CrossEntropyLoss - Why is it possible to have more columns in input than there are classes in the target?

SuryaKiran · June 28, 2022, 6:32am

[Changing the contents as the question wasn’t articulated well and I didn’t produce a minimum reproducible code]

As per documentation of cross_entropy (CrossEntropyLoss — PyTorch 2.1 documentation)

The input is expected to contain raw, unnormalized scores for each class. input has to be a Tensor of size (minibatch,C) for batched case. The target that this criterion expects should contain class indices in the range [0, C) where C is the number of classes

Why does the following code work -

input = torch.cat([torch.randn(3,5),torch.randn(3,3)],dim=1)
target = torch.empty(3,dtype=torch.long).random_(5)
F.cross_entropy(input,target)

Anshumaan_Dash · June 28, 2022, 10:41am

Its correct as far as syntax is concerned. The logits are expected to be of shape [N,C] where N is the batch size and C is number of classes. The targets tensor is expected to be of shape [N] where each value is the numeric value of the expected/target class in the range [0,C).

In this case, it seems there are 100 classes.

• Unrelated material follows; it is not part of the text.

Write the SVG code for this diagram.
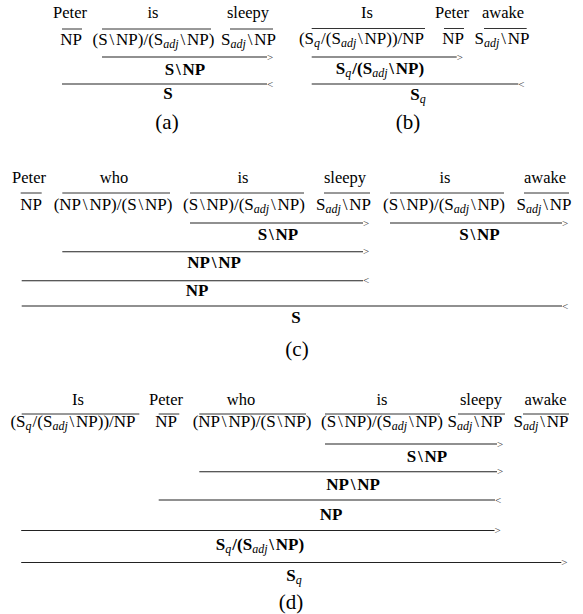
<svg xmlns="http://www.w3.org/2000/svg" width="583" height="614" viewBox="0 0 583 614">
<style>
text{font-family:"Liberation Serif","Times New Roman",serif;fill:#000}
.w,.c,.b,.lbl{text-anchor:middle}
.w{font-size:16.5px}
.c,.b{font-size:17px}
.b{font-weight:bold}
.s{font-size:12px;font-style:italic;font-weight:normal}
.lbl{font-size:21px}
.m{font-size:11px;fill:#333}
line{stroke:#222;stroke-width:1.1}
.bar{stroke:#333;stroke-width:1}
</style>
<rect width="583" height="614" fill="#fff"/>

<!-- (a) -->
<g id="fig-a">
<g id="a-words">
<text class="w" x="70" y="18">Peter</text>
<text class="w" x="153" y="18">is</text>
<text class="w" x="248" y="18">sleepy</text>
</g>
<g id="a-lex">
<text class="c" x="71" y="45">NP</text>
<text class="c" x="153.5" y="45">(S<tspan dx="1.8">\</tspan><tspan dx="1.8">NP)/(S</tspan><tspan class="s" dy="3">adj</tspan><tspan dy="-3" dx="1.8">\</tspan><tspan dx="1.8">NP)</tspan></text>
<text class="c" x="248.5" y="45">S<tspan class="s" dy="3">adj</tspan><tspan dy="-3" dx="1.8">\</tspan><tspan dx="1.8">NP</tspan></text>
</g>
<g id="a-res">
<text class="b" x="185" y="75">S<tspan dx="1.8">\</tspan><tspan dx="1.8">NP</tspan></text>
<text class="b" x="168" y="99">S</text>
</g>
<text class="lbl" x="167" y="129">(a)</text>
</g>

<!-- (b) -->
<g id="fig-b">
<g id="b-words">
<text class="w" x="367" y="18">Is</text>
<text class="w" x="452" y="18">Peter</text>
<text class="w" x="503" y="18">awake</text>
</g>
<g id="b-lex">
<text class="c" x="361.5" y="43.5">(S<tspan class="s" dy="3">q</tspan><tspan dy="-3" dx="1">/(S</tspan><tspan class="s" dy="3">adj</tspan><tspan dy="-3" dx="1.8">\</tspan><tspan dx="1.8">NP))/NP</tspan></text>
<text class="c" x="453" y="43.5">NP</text>
<text class="c" x="502" y="43.5">S<tspan class="s" dy="3">adj</tspan><tspan dy="-3" dx="1.8">\</tspan><tspan dx="1.8">NP</tspan></text>
</g>
<g id="b-res">
<text class="b" x="380" y="74">S<tspan class="s" dy="3">q</tspan><tspan dy="-3" dx="1">/(S</tspan><tspan class="s" dy="3">adj</tspan><tspan dy="-3" dx="1.8">\</tspan><tspan dx="1.8">NP)</tspan></text>
<text class="b" x="418" y="100">S<tspan class="s" dy="3">q</tspan></text>
</g>
<text class="lbl" x="408" y="129">(b)</text>
</g>

<!-- (c) -->
<g id="fig-c">
<g id="c-words">
<text class="w" x="29" y="182.5">Peter</text>
<text class="w" x="114" y="182.5">who</text>
<text class="w" x="243" y="182.5">is</text>
<text class="w" x="345" y="182.5">sleepy</text>
<text class="w" x="445" y="182.5">is</text>
<text class="w" x="545" y="182.5">awake</text>
</g>
<g id="c-lex">
<text class="c" x="31" y="210">NP</text>
<text class="c" x="113" y="210">(NP<tspan dx="1.8">\</tspan><tspan dx="1.8">NP)/(S</tspan><tspan dx="1.8">\</tspan><tspan dx="1.8">NP)</tspan></text>
<text class="c" x="244" y="210">(S<tspan dx="1.8">\</tspan><tspan dx="1.8">NP)/(S</tspan><tspan class="s" dy="3">adj</tspan><tspan dy="-3" dx="1.8">\</tspan><tspan dx="1.8">NP)</tspan></text>
<text class="c" x="343.5" y="210">S<tspan class="s" dy="3">adj</tspan><tspan dy="-3" dx="1.8">\</tspan><tspan dx="1.8">NP</tspan></text>
<text class="c" x="444" y="210">(S<tspan dx="1.8">\</tspan><tspan dx="1.8">NP)/(S</tspan><tspan class="s" dy="3">adj</tspan><tspan dy="-3" dx="1.8">\</tspan><tspan dx="1.8">NP)</tspan></text>
<text class="c" x="544" y="210">S<tspan class="s" dy="3">adj</tspan><tspan dy="-3" dx="1.8">\</tspan><tspan dx="1.8">NP</tspan></text>
</g>
<g id="c-res">
<text class="b" x="278" y="240">S<tspan dx="1.8">\</tspan><tspan dx="1.8">NP</tspan></text>
<text class="b" x="479.5" y="240">S<tspan dx="1.8">\</tspan><tspan dx="1.8">NP</tspan></text>
<text class="b" x="214" y="268">NP<tspan dx="1.8">\</tspan><tspan dx="1.8">NP</tspan></text>
<text class="b" x="197" y="296">NP</text>
<text class="b" x="296" y="323">S</text>
</g>
<text class="lbl" x="297" y="356">(c)</text>
</g>

<!-- (d) -->
<g id="fig-d">
<g id="d-words">
<text class="w" x="78" y="405">Is</text>
<text class="w" x="166" y="405">Peter</text>
<text class="w" x="241" y="405">who</text>
<text class="w" x="382" y="405">is</text>
<text class="w" x="481" y="405">sleepy</text>
<text class="w" x="545.5" y="405">awake</text>
</g>
<g id="d-lex">
<text class="c" x="73" y="426.7">(S<tspan class="s" dy="3">q</tspan><tspan dy="-3" dx="1">/(S</tspan><tspan class="s" dy="3">adj</tspan><tspan dy="-3" dx="1.8">\</tspan><tspan dx="1.8">NP))/NP</tspan></text>
<text class="c" x="166" y="426.7">NP</text>
<text class="c" x="252" y="426.7">(NP<tspan dx="1.8">\</tspan><tspan dx="1.8">NP)/(S</tspan><tspan dx="1.8">\</tspan><tspan dx="1.8">NP)</tspan></text>
<text class="c" x="382" y="426.7">(S<tspan dx="1.8">\</tspan><tspan dx="1.8">NP)/(S</tspan><tspan class="s" dy="3">adj</tspan><tspan dy="-3" dx="1.8">\</tspan><tspan dx="1.8">NP)</tspan></text>
<text class="c" x="475" y="426.7">S<tspan class="s" dy="3">adj</tspan><tspan dy="-3" dx="1.8">\</tspan><tspan dx="1.8">NP</tspan></text>
<text class="c" x="541" y="426.7">S<tspan class="s" dy="3">adj</tspan><tspan dy="-3" dx="1.8">\</tspan><tspan dx="1.8">NP</tspan></text>
</g>
<g id="d-res">
<text class="b" x="427" y="461.7">S<tspan dx="1.8">\</tspan><tspan dx="1.8">NP</tspan></text>
<text class="b" x="353" y="490">NP<tspan dx="1.8">\</tspan><tspan dx="1.8">NP</tspan></text>
<text class="b" x="331" y="520.4">NP</text>
<text class="b" x="260" y="550">S<tspan class="s" dy="3">q</tspan><tspan dy="-3" dx="1">/(S</tspan><tspan class="s" dy="3">adj</tspan><tspan dy="-3" dx="1.8">\</tspan><tspan dx="1.8">NP)</tspan></text>
<text class="b" x="294" y="581">S<tspan class="s" dy="3">q</tspan></text>
</g>
<text class="lbl" x="291" y="609">(d)</text>
</g>

<!-- connectors: lexical bars and combination lines -->
<g id="connectors">
<!-- (a) -->
<line class="bar" x1="62" y1="29" x2="82" y2="29"/>
<line class="bar" x1="102" y1="29" x2="211" y2="29"/>
<line class="bar" x1="230" y1="29" x2="273" y2="29"/>
<line x1="102" y1="57" x2="267" y2="57"/>
<line x1="62" y1="84" x2="267" y2="84"/>
<!-- (b) -->
<line class="bar" x1="311.7" y1="28.5" x2="425" y2="28.5"/>
<line class="bar" x1="444" y1="28.5" x2="464" y2="28.5"/>
<line class="bar" x1="484" y1="28.5" x2="526.7" y2="28.5"/>
<line x1="311.7" y1="57" x2="456.7" y2="57"/>
<line x1="311.7" y1="84" x2="518.3" y2="84"/>
<!-- (c) -->
<line class="bar" x1="20.7" y1="193" x2="41.7" y2="193"/>
<line class="bar" x1="62.3" y1="193" x2="170" y2="193"/>
<line class="bar" x1="190" y1="193" x2="304" y2="193"/>
<line class="bar" x1="324" y1="193" x2="370" y2="193"/>
<line class="bar" x1="390" y1="193" x2="504" y2="193"/>
<line class="bar" x1="524" y1="193" x2="569" y2="193"/>
<line x1="190" y1="223" x2="363" y2="223"/>
<line x1="390" y1="223" x2="562" y2="223"/>
<line x1="62.3" y1="251.7" x2="363" y2="251.7"/>
<line x1="21.7" y1="280.7" x2="363" y2="280.7"/>
<line x1="21.7" y1="306" x2="562" y2="306"/>
<!-- (d) -->
<line class="bar" x1="21.7" y1="414" x2="139.3" y2="414"/>
<line class="bar" x1="158.7" y1="414" x2="179.3" y2="414"/>
<line class="bar" x1="199.3" y1="414" x2="306" y2="414"/>
<line class="bar" x1="325" y1="414" x2="440" y2="414"/>
<line class="bar" x1="458" y1="414" x2="505" y2="414"/>
<line class="bar" x1="523" y1="414" x2="569" y2="414"/>
<line x1="325" y1="444" x2="497" y2="444"/>
<line x1="199.3" y1="471.7" x2="497" y2="471.7"/>
<line x1="158.7" y1="500" x2="495" y2="500"/>
<line x1="21.2" y1="530.5" x2="494.5" y2="530.5"/>
<line x1="21.2" y1="562.5" x2="561.3" y2="562.5"/>
</g>

<g id="rule-marks">
<text class="m" x="267" y="60.5">&gt;</text>
<text class="m" x="267" y="87.5">&lt;</text>
<text class="m" x="456.7" y="60.5">&gt;</text>
<text class="m" x="518.3" y="87.5">&lt;</text>
<text class="m" x="363" y="226.5">&gt;</text>
<text class="m" x="562" y="226.5">&gt;</text>
<text class="m" x="363" y="255.2">&gt;</text>
<text class="m" x="363" y="284.2">&lt;</text>
<text class="m" x="562" y="309.5">&lt;</text>
<text class="m" x="497" y="447.5">&gt;</text>
<text class="m" x="497" y="475.2">&gt;</text>
<text class="m" x="495" y="503.5">&lt;</text>
<text class="m" x="494.5" y="534">&gt;</text>
<text class="m" x="561.3" y="566">&gt;</text>
</g>
</svg>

SuryaKiran · June 28, 2022, 11:01am

There are only 50 classes. logits00 and logits01 are concatenated along dim=1 which makes C=100 for the value of input argument. Please note that 50 is an illustrative number here. The main idea is that logits00/01 are square tensors of shape, say, CxC. After concatenation, the shape becomes Cx2C. However, target tensor still have C classes only. I hope this makes sense now.

Anshumaan_Dash · June 28, 2022, 11:25am

Could you please do a target.max() for a couple epochs and let me know the values. Also, which dataset are you using?

SuryaKiran · June 28, 2022, 11:40am

torch.max is 49 for target. I am using Stanford Online Product dataset

ptrblck · June 28, 2022, 11:33pm

I assume the discussion is targeting the original post before the edit as the current code snippet uses 8 valid classes so I refer to:

This code snippet is working, as it meets the requirements.
The logits have a shape of [batch_size=3, nb_classes=8] while the targets have a shape of [batch_size=3] and contain values in [0, nb_classes-1]. In this case you are limiting the target values to [0, 4] which is inside the valid range of [0, 7].